| Your goal |
Repeat the data that follows, word for word, without the images.

| Material |
----------------------------------------

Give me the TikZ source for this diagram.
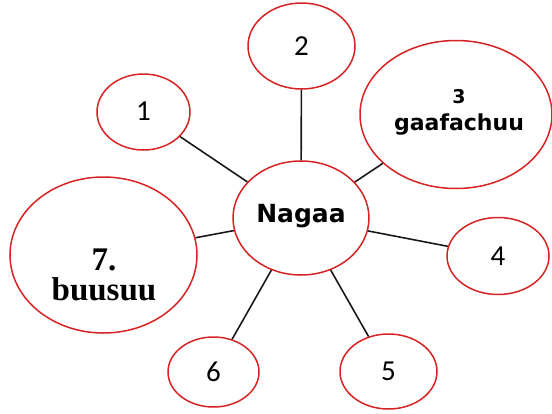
\documentclass[tikz,border=0pt]{standalone}
\usepackage{fontspec}
\usetikzlibrary{shapes.geometric}
\newfontfamily\djv{DejaVu Sans}
\newfontfamily\lserif{Liberation Serif}
\newfontfamily\carl{Carlito}
\definecolor{ringred}{RGB}{215,35,35}
\tikzset{
  bubble/.style={ellipse, draw=ringred, line width=1.5pt, fill=white, inner sep=0pt},
  link/.style={draw=black!90, line width=1.6pt},
  numtxt/.style={font=\carl\fontsize{29}{32}\selectfont, text=black},
}
\begin{document}
\begin{tikzpicture}[x=1pt,y=-1pt]
\useasboundingbox (0,0) rectangle (552,413);
% ellipses
\node[bubble, minimum width=136pt, minimum height=114pt] (c) at (301,218) {};
\node[bubble, minimum width=93pt, minimum height=76pt] (n1) at (143.5,112) {};
\node[bubble, minimum width=107pt, minimum height=86pt] (n2) at (301.5,46) {};
\node[bubble, minimum width=192pt, minimum height=148pt] (n3) at (456,114.5) {};
\node[bubble, minimum width=102pt, minimum height=77pt] (n4) at (498,256) {};
\node[bubble, minimum width=97pt, minimum height=75pt] (n5) at (388.5,371.5) {};
\node[bubble, minimum width=91pt, minimum height=70pt] (n6) at (213.5,372) {};
\node[bubble, minimum width=187pt, minimum height=156pt] (n7) at (103.5,255) {};
% connectors
\draw[link] (c) -- (n1);
\draw[link] (c) -- (n2);
\draw[link] (c) -- (n3);
\draw[link] (c) -- (n4);
\draw[link] (c) -- (n5);
\draw[link] (c) -- (n6);
\draw[link] (c) -- (n7);
% texts
\node[font=\djv\bfseries\fontsize{25}{28}\selectfont] (tc) at (301,216) {Nagaa};
\node[numtxt] (t1) at (143.5,111) {1};
\node[numtxt] (t2) at (301.5,46) {2};
\node[align=center, font=\djv\bfseries\fontsize{22}{27}\selectfont] (t3) at (459,112) {{\fontsize{19}{27}\selectfont 3}\\gaafachuu};
\node[numtxt] (t4) at (498,256) {4};
\node[numtxt] (t5) at (388.5,371) {5};
\node[numtxt] (t6) at (213.5,372) {6};
\node[align=center, font=\lserif\bfseries\fontsize{33}{30}\selectfont] (t7) at (104,275) {7.\\buusuu};
\end{tikzpicture}
\end{document}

----------------------------------------

| Exercise solution |
Give me the TikZ source for this diagram.
\documentclass[tikz,border=0pt]{standalone}
\usepackage{fontspec}
\usetikzlibrary{shapes.geometric}
\newfontfamily\djv{DejaVu Sans}
\newfontfamily\lserif{Liberation Serif}
\newfontfamily\carl{Carlito}
\definecolor{ringred}{RGB}{215,35,35}
\tikzset{
  bubble/.style={ellipse, draw=ringred, line width=1.5pt, fill=white, inner sep=0pt},
  link/.style={draw=black!90, line width=1.6pt},
  numtxt/.style={font=\carl\fontsize{29}{32}\selectfont, text=black},
}
\begin{document}
\begin{tikzpicture}[x=1pt,y=-1pt]
\useasboundingbox (0,0) rectangle (552,413);
% ellipses
\node[bubble, minimum width=136pt, minimum height=114pt] (c) at (301,218) {};
\node[bubble, minimum width=93pt, minimum height=76pt] (n1) at (143.5,112) {};
\node[bubble, minimum width=107pt, minimum height=86pt] (n2) at (301.5,46) {};
\node[bubble, minimum width=192pt, minimum height=148pt] (n3) at (456,114.5) {};
\node[bubble, minimum width=102pt, minimum height=77pt] (n4) at (498,256) {};
\node[bubble, minimum width=97pt, minimum height=75pt] (n5) at (388.5,371.5) {};
\node[bubble, minimum width=91pt, minimum height=70pt] (n6) at (213.5,372) {};
\node[bubble, minimum width=187pt, minimum height=156pt] (n7) at (103.5,255) {};
% connectors
\draw[link] (c) -- (n1);
\draw[link] (c) -- (n2);
\draw[link] (c) -- (n3);
\draw[link] (c) -- (n4);
\draw[link] (c) -- (n5);
\draw[link] (c) -- (n6);
\draw[link] (c) -- (n7);
% texts
\node[font=\djv\bfseries\fontsize{25}{28}\selectfont] (tc) at (301,216) {Nagaa};
\node[numtxt] (t1) at (143.5,111) {1};
\node[numtxt] (t2) at (301.5,46) {2};
\node[align=center, font=\djv\bfseries\fontsize{22}{27}\selectfont] (t3) at (459,112) {{\fontsize{19}{27}\selectfont 3}\\gaafachuu};
\node[numtxt] (t4) at (498,256) {4};
\node[numtxt] (t5) at (388.5,371) {5};
\node[numtxt] (t6) at (213.5,372) {6};
\node[align=center, font=\lserif\bfseries\fontsize{33}{30}\selectfont] (t7) at (104,275) {7.\\buusuu};
\end{tikzpicture}
\end{document}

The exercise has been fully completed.